Although the parcel transfer systems 60, 70, 80, 90 described above with reference to FIGS. 6A, 6B, 7A, 7B, 8, and 9 are not illustrated as being provided in the cargo area 9 of a transport vehicle as the parcel transfer systems 10, 20, 30, 40, 50 of FIGS. 1-4, 5A, and 5B are, one of ordinary skill in the art will readily appreciate that the parcel transfer systems 60, 70, 80, 90 described above with reference to FIGS. 6A, 6B, 7A, 7B, 8, and 9 can be similarly utilized to facilitate the loading of a parcels into a cargo area of a transport vehicle.

Although the conveyor subsystems 100, 200, 300, 400, 500, 600, 700, 800, 900 are primarily described herein in the context of being utilized to load parcels into a transport vehicle, it should be a appreciated that the utility of the conveyor subsystems 100, 200, 300, 400, 500, 600, 700, 800, 900 is not necessarily limited to such application. Rather, the conveyor subsystems 100, 200, 300, 400, 500, 600, 700, 800, 900 may find utility in a variety of sorting applications requiring parcels with certain characteristics to be separated or removed, at least temporarily, from other parcels with different characteristics.

Although the means of detecting parcels by the control subsystem 1000 is often referred to herein as being one or more cameras, it should be appreciated that the control subsystem 1000 is not so limited.
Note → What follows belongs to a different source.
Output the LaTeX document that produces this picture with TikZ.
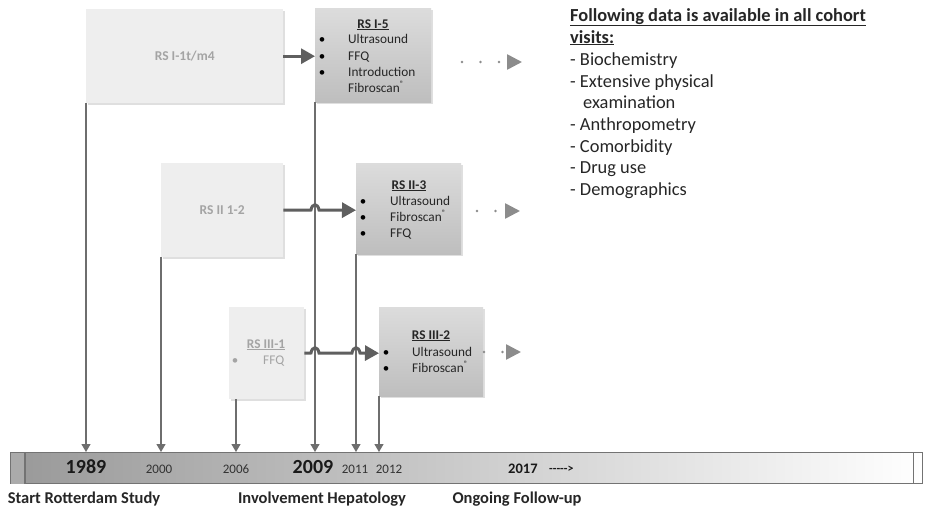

Rather, the means for detecting parcels in the conveyor subsystems 100, 200, 300, 400, 500, 600, 700, 800, 900 disclosed herein may vary depending on what characteristics of a parcel make it difficult for the one or more robots to transfer such parcel and/or render the parcel undesirable for transfer at a particular time. Accordingly, such characteristics may vary depending on, for example, the type of robots utilized, the environment in which the parcel transfer system 10, 20, 30, 40, 50, 60, 70, 80, 90 is operating, and/or the desired manner in which the cargo area 9 is intended to be loaded. Accordingly, embodiments and implementations in which the control subsystem 1000 utilizes additional or alternative means of detecting parcels in the conveyor subsystems 100, 200, 300, 400, 500, 600, 700, 800, 900 are also contemplated herein. For instance, in some embodiments and implementations where the criteria for identifying a parcel “unconveyable” relates to the weight of the parcel, the control subsystem 1000 may additionally or alternatively include a scale. In one such embodiment and implementation, the scale may be integrated into the feed conveyor 110, 210, 310, 410, 510, 610, 710, 810, 910 of the conveyor subsystem 100, 200, 300, 400, 500, 600, 700, 800, 900.

Furthermore, while certain conveyors of the various conveyor subsystems 100, 200, 300, 400, 500, 600, 700, 800, 900 described herein are sometimes referred to as belt conveyors, it is appreciated that alternative conveyor types (e.g., roller conveyors) suitable for carrying out the functionalities provided by such conveyors may alternatively be utilized without departing from the spirit and scope of the present invention. Additionally, although the certain conveyors, or specific components of certain conveyors, of the various conveyor subsystems 100, 200, 300, 400, 500, 600, 700, 800, 900 are described herein as being unidirectional, alternative embodiments in which such conveyors, or specific components of certain conveyors, are instead bidirectional are also contemplated herein, except as otherwise indicated or where context precludes. In some embodiments, the feed conveyors 110, 210, 310, 410, 510, 610, 710, 810, 910 or certain portions thereof and/or the rejection conveyors 120, 220, 320, 520, 620, 720, 920 or certain portions thereof may define or be part of an extendible conveyor with a plurality of conveying sections which are configured to transition between a retracted configuration and an extended configuration, with each conveying section having a conveying surface defined by, for example, a belt operated by a roller arrangement. Suitable extendible conveyors which may be utilized in the conveyor subsystem 100 include those disclosed in U.S. Pat. Nos. 10,654,652 and 10,926,958, each of which is incorporated herein by reference.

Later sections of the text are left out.